- [SUPPLIED MATERIAL]:
##########
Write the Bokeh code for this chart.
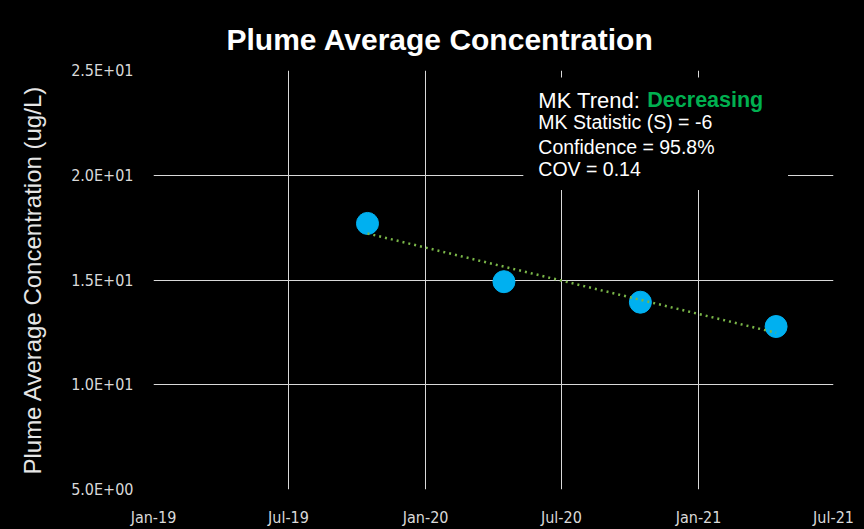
from datetime import datetime
from bokeh.plotting import figure
from bokeh.models import (FixedTicker, BoxAnnotation, Label, DatetimeTickFormatter,
                          Range1d)
from bokeh.embed import file_html
from bokeh.resources import INLINE

# ---------------- data ----------------
sample_dates = ["2019-10-15", "2020-04-15", "2020-10-15", "2021-04-15"]
concentration = [17.70, 14.92, 13.94, 12.78]

trend_dates = ["2019-10-15", "2021-04-15"]
trend_values = [17.22, 12.48]

x_ticks = ["2019-01-01", "2019-07-01", "2020-01-01", "2020-07-01", "2021-01-01", "2021-07-01"]
y_ticks = [5, 10, 15, 20, 25]
y_tick_labels = ["5.0E+00", "1.0E+01", "1.5E+01", "2.0E+01", "2.5E+01"]

mk_trend = "Decreasing"
mk_stat = -6
confidence = "95.8%"
cov = 0.14

title_text = "Plume Average Concentration"
y_label = "Plume Average Concentration (ug/L)"


def ms(s):
    return datetime.strptime(s, "%Y-%m-%d").timestamp() * 1000.0


xs = [ms(d) for d in sample_dates]
tx = [ms(d) for d in trend_dates]
xt = [ms(d) for d in x_ticks]

p = figure(width=864, height=529, x_axis_type="datetime",
           output_backend="svg", toolbar_location=None,
           x_range=Range1d(xt[0], xt[-1]), y_range=Range1d(y_ticks[0], y_ticks[-1]),
           background_fill_color="black", border_fill_color="black",
           min_border_left=153, min_border_right=31, min_border_top=70, min_border_bottom=39)
p.outline_line_color = None

# title
p.title.text = title_text
p.title.text_color = "white"
p.title.text_font = "Liberation Sans"
p.title.text_font_style = "bold"
p.title.text_font_size = "30px"
p.title.align = "left"
p.title.offset = 73
p.title.standoff = 30

# axes
tick_font = "DejaVu Sans Condensed"
for ax in (p.xaxis[0], p.yaxis[0]):
    ax.axis_line_color = None
    ax.major_tick_line_color = None
    ax.minor_tick_line_color = None
    ax.major_tick_in = 0
    ax.major_tick_out = 0
    ax.minor_tick_in = 0
    ax.minor_tick_out = 0
    ax.major_label_text_color = "#d9d9d9"
    ax.major_label_text_font = tick_font
    ax.major_label_text_font_size = "16px"

p.xaxis.ticker = FixedTicker(ticks=xt)
p.xaxis.formatter = DatetimeTickFormatter(months="%b-%y", days="%b-%y", years="%b-%y")
p.xaxis.major_label_standoff = 18

p.yaxis.ticker = FixedTicker(ticks=y_ticks)
p.yaxis.major_label_overrides = dict(zip(y_ticks, y_tick_labels))
p.yaxis.major_label_standoff = 20
p.yaxis.axis_label = y_label
p.yaxis.axis_label_text_font = "Liberation Sans"
p.yaxis.axis_label_text_font_style = "normal"
p.yaxis.axis_label_text_font_size = "24px"
p.yaxis.axis_label_text_color = "#e6e6e6"
p.yaxis.axis_label_standoff = 22

# grids (interior only)
p.xgrid.ticker = FixedTicker(ticks=xt[1:-1])
p.ygrid.ticker = FixedTicker(ticks=y_ticks[1:-1])
for g in (p.xgrid[0], p.ygrid[0]):
    g.grid_line_color = "#d9d9d9"
    g.grid_line_width = 1

# points and trend
p.scatter(xs, concentration, size=22, color="#00B0F0", line_color="#00B0F0")
p.line(tx, trend_values, line_color="#7AB648", line_width=2.5, line_dash="2 4")

# stats box
box_left = ms("2020-05-11")
box_right = ms("2021-05-01")
box_top = 24.67
box_bottom = 19.29
p.add_layout(BoxAnnotation(left=box_left, right=box_right, top=box_top, bottom=box_bottom,
                           fill_color="black", fill_alpha=1.0, line_color=None))

lab_font = "Liberation Sans"
p.add_layout(Label(x=box_left, y=box_top, x_offset=15, y_offset=-23, text="MK Trend:",
                   text_color="white", text_font=lab_font, text_font_size="22px",
                   text_baseline="alphabetic"))
p.add_layout(Label(x=box_left, y=box_top, x_offset=124, y_offset=-23, text=mk_trend,
                   text_color="#00B050", text_font=lab_font, text_font_size="21.5px",
                   text_font_style="bold", text_baseline="alphabetic"))
lines = [f"MK Statistic (S) = {mk_stat}", f"Confidence = {confidence}", f"COV = {cov}"]
offsets = [-45, -69.5, -92]
for t, off in zip(lines, offsets):
    p.add_layout(Label(x=box_left, y=box_top, x_offset=15, y_offset=off, text=t,
                       text_color="white", text_font=lab_font, text_font_size="19.5px",
                       text_baseline="alphabetic"))

html = file_html(p, INLINE)
html = html.replace("<head>", "<head><style>html,body{background:#000;}</style>", 1)
open("out.html", "w").write(html)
##########
- [AIM OF THE EXERCISE]:
Omitting all images, print the listing exactly.

- [SOLUTION FOR THIS EXERCISE]:
Write the Bokeh code for this chart.
from datetime import datetime
from bokeh.plotting import figure
from bokeh.models import (FixedTicker, BoxAnnotation, Label, DatetimeTickFormatter,
                          Range1d)
from bokeh.embed import file_html
from bokeh.resources import INLINE

# ---------------- data ----------------
sample_dates = ["2019-10-15", "2020-04-15", "2020-10-15", "2021-04-15"]
concentration = [17.70, 14.92, 13.94, 12.78]

trend_dates = ["2019-10-15", "2021-04-15"]
trend_values = [17.22, 12.48]

x_ticks = ["2019-01-01", "2019-07-01", "2020-01-01", "2020-07-01", "2021-01-01", "2021-07-01"]
y_ticks = [5, 10, 15, 20, 25]
y_tick_labels = ["5.0E+00", "1.0E+01", "1.5E+01", "2.0E+01", "2.5E+01"]

mk_trend = "Decreasing"
mk_stat = -6
confidence = "95.8%"
cov = 0.14

title_text = "Plume Average Concentration"
y_label = "Plume Average Concentration (ug/L)"


def ms(s):
    return datetime.strptime(s, "%Y-%m-%d").timestamp() * 1000.0


xs = [ms(d) for d in sample_dates]
tx = [ms(d) for d in trend_dates]
xt = [ms(d) for d in x_ticks]

p = figure(width=864, height=529, x_axis_type="datetime",
           output_backend="svg", toolbar_location=None,
           x_range=Range1d(xt[0], xt[-1]), y_range=Range1d(y_ticks[0], y_ticks[-1]),
           background_fill_color="black", border_fill_color="black",
           min_border_left=153, min_border_right=31, min_border_top=70, min_border_bottom=39)
p.outline_line_color = None

# title
p.title.text = title_text
p.title.text_color = "white"
p.title.text_font = "Liberation Sans"
p.title.text_font_style = "bold"
p.title.text_font_size = "30px"
p.title.align = "left"
p.title.offset = 73
p.title.standoff = 30

# axes
tick_font = "DejaVu Sans Condensed"
for ax in (p.xaxis[0], p.yaxis[0]):
    ax.axis_line_color = None
    ax.major_tick_line_color = None
    ax.minor_tick_line_color = None
    ax.major_tick_in = 0
    ax.major_tick_out = 0
    ax.minor_tick_in = 0
    ax.minor_tick_out = 0
    ax.major_label_text_color = "#d9d9d9"
    ax.major_label_text_font = tick_font
    ax.major_label_text_font_size = "16px"

p.xaxis.ticker = FixedTicker(ticks=xt)
p.xaxis.formatter = DatetimeTickFormatter(months="%b-%y", days="%b-%y", years="%b-%y")
p.xaxis.major_label_standoff = 18

p.yaxis.ticker = FixedTicker(ticks=y_ticks)
p.yaxis.major_label_overrides = dict(zip(y_ticks, y_tick_labels))
p.yaxis.major_label_standoff = 20
p.yaxis.axis_label = y_label
p.yaxis.axis_label_text_font = "Liberation Sans"
p.yaxis.axis_label_text_font_style = "normal"
p.yaxis.axis_label_text_font_size = "24px"
p.yaxis.axis_label_text_color = "#e6e6e6"
p.yaxis.axis_label_standoff = 22

# grids (interior only)
p.xgrid.ticker = FixedTicker(ticks=xt[1:-1])
p.ygrid.ticker = FixedTicker(ticks=y_ticks[1:-1])
for g in (p.xgrid[0], p.ygrid[0]):
    g.grid_line_color = "#d9d9d9"
    g.grid_line_width = 1

# points and trend
p.scatter(xs, concentration, size=22, color="#00B0F0", line_color="#00B0F0")
p.line(tx, trend_values, line_color="#7AB648", line_width=2.5, line_dash="2 4")

# stats box
box_left = ms("2020-05-11")
box_right = ms("2021-05-01")
box_top = 24.67
box_bottom = 19.29
p.add_layout(BoxAnnotation(left=box_left, right=box_right, top=box_top, bottom=box_bottom,
                           fill_color="black", fill_alpha=1.0, line_color=None))

lab_font = "Liberation Sans"
p.add_layout(Label(x=box_left, y=box_top, x_offset=15, y_offset=-23, text="MK Trend:",
                   text_color="white", text_font=lab_font, text_font_size="22px",
                   text_baseline="alphabetic"))
p.add_layout(Label(x=box_left, y=box_top, x_offset=124, y_offset=-23, text=mk_trend,
                   text_color="#00B050", text_font=lab_font, text_font_size="21.5px",
                   text_font_style="bold", text_baseline="alphabetic"))
lines = [f"MK Statistic (S) = {mk_stat}", f"Confidence = {confidence}", f"COV = {cov}"]
offsets = [-45, -69.5, -92]
for t, off in zip(lines, offsets):
    p.add_layout(Label(x=box_left, y=box_top, x_offset=15, y_offset=off, text=t,
                       text_color="white", text_font=lab_font, text_font_size="19.5px",
                       text_baseline="alphabetic"))

html = file_html(p, INLINE)
html = html.replace("<head>", "<head><style>html,body{background:#000;}</style>", 1)
open("out.html", "w").write(html)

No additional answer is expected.